I’ll always love Lucy. She is timeless.
And, of course, Lucy’s son in law played Sybok! :)
Wish she’d done a guest shot. Maybe Cirano Jones coulda been a whacky redhead chasing tribbles all over K-7. Dunno. I can only imagine.
Decloaking . . .
All hail LUCY in the sky with Trek in her eyes.
And thanks to Anthony for giving her her much deserved, and seldom given, due.
Great post! Make a nice change from our usual news bulletins. Great artcile guys!
I would like to be the first to say they should put Lucille Ball in the next Star Trek movie, perhaps a hologram of some sort Spock wears around his neck…
If she’d lived as long as her great friend Bob Hope, she’d have celebrated her 100th for real
Thanks Lucy!! :)
Thank you Lucy!!!!
So, Lucy’s son in law is Spock’s brother?
Lawarnce Luckenbill married Lucy’s daughter.
I love Lucy and the family.
Live long and prosper.
Something else Lucy is not often credited for is the recording for post-production technique. She had the producers of her show go with a three camera shoot during tapings so they could choose the best shots and edit them into the show. Thanks Lucy. Let er’ roll!
I’ve never heard that story before…very ‘fascinating’, to coin a phrase. Happy 100th Lucy, and thanks Anthony for a really great story.
Ha…”TOS was a low-budget show” my ass!
Finished reading Inside Star Trek by Mr Solow and Justman
Of course the other Star Trek tie which everyone missed on this page is the fact that little Lucy is married to Sybok (Lawrence Luckinbill)! (They are family friends)
#40- agreed, i have read it a few times and its always enjoyable, and is a reminder (to paraphrase Mike Okuda, I think) of not only our heros on the screen, but the real heros behind the scenes that made it all happen.
Not only was Star Trek fostered by Desilu, but other great shows like the Dick Van Dyke Show and The Andy Griffith Show which are now considered to be some of the great classic show of American tv.
#16. Basement Blogger…
No way… probably because I was using mobile internet on my laptop for a while… I updated my data and is ok now!…
And, thank you Lucy!
Correct me if Im wrong, but didn’t Desilu also do the Dick Van Dyke show?

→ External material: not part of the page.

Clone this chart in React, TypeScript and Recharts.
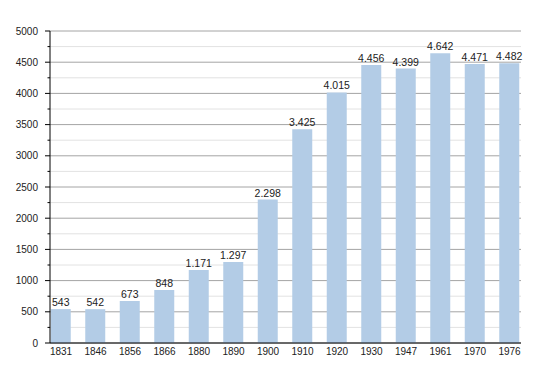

That was another successful series and I seem to remember Desilu being part of it.
Herb Solow also put together a documentary based on “Inside Star Trek: The Real Story”. It’s out there, if you’ve still got a VHS player that works.
I remember there was a story from James Goldstone on that, who directed the second pilot WNMHGB. About how the production was running over schedule and Lucy came down to the set to pitch in to help.
I believe it’s in the same book that Herb Solow tells another story about Lucy coming down to help sweep the stage in between shots during the filming of the first “Trek” pilot to help keep them on schedule.
Also, a good friend of mine acted in one of the color “Lucy” shows back in the day. He said that she was a real pro and did not tolerate fools easily. If you were going to work for her, you’d better know what you’re doing.
There was a complex shot that involved a lot of people and floor effects. My friend was supposed to run full tilt through a breakaway wall which was more of a stunt. Well he timed it right and did what he was told, but someone left a 2 X 4 behind the breakaway wall where it shouldn’t have been and my friend was knocked out cold. He woke up with Lucy holding his head in her lap. The crew member that left the 2 X 4 behind caught holy hell!
A couple of weeks later my friend went to pick up his check. It was 3 – 4 times more than he expected to be paid. He thought it was a mistake so he asked to speak with Lucy. She told him that she had made a stunt adjustment and added a bonus for him being such a pro on the set.
47. Great story and congrats on getting the lucky number. :)
The answer to the meaning of life, the universe and everything… adjusted for inflation.
47 being the answer to the meaning of life, the universe and everything? You must mean 42, surely?
OK, I forgot about the inflation bit…;)
Lucille Ball – one cool, talented, intelligent and not too bad a looking lady either!
That is a great story. Love that kind of stuff.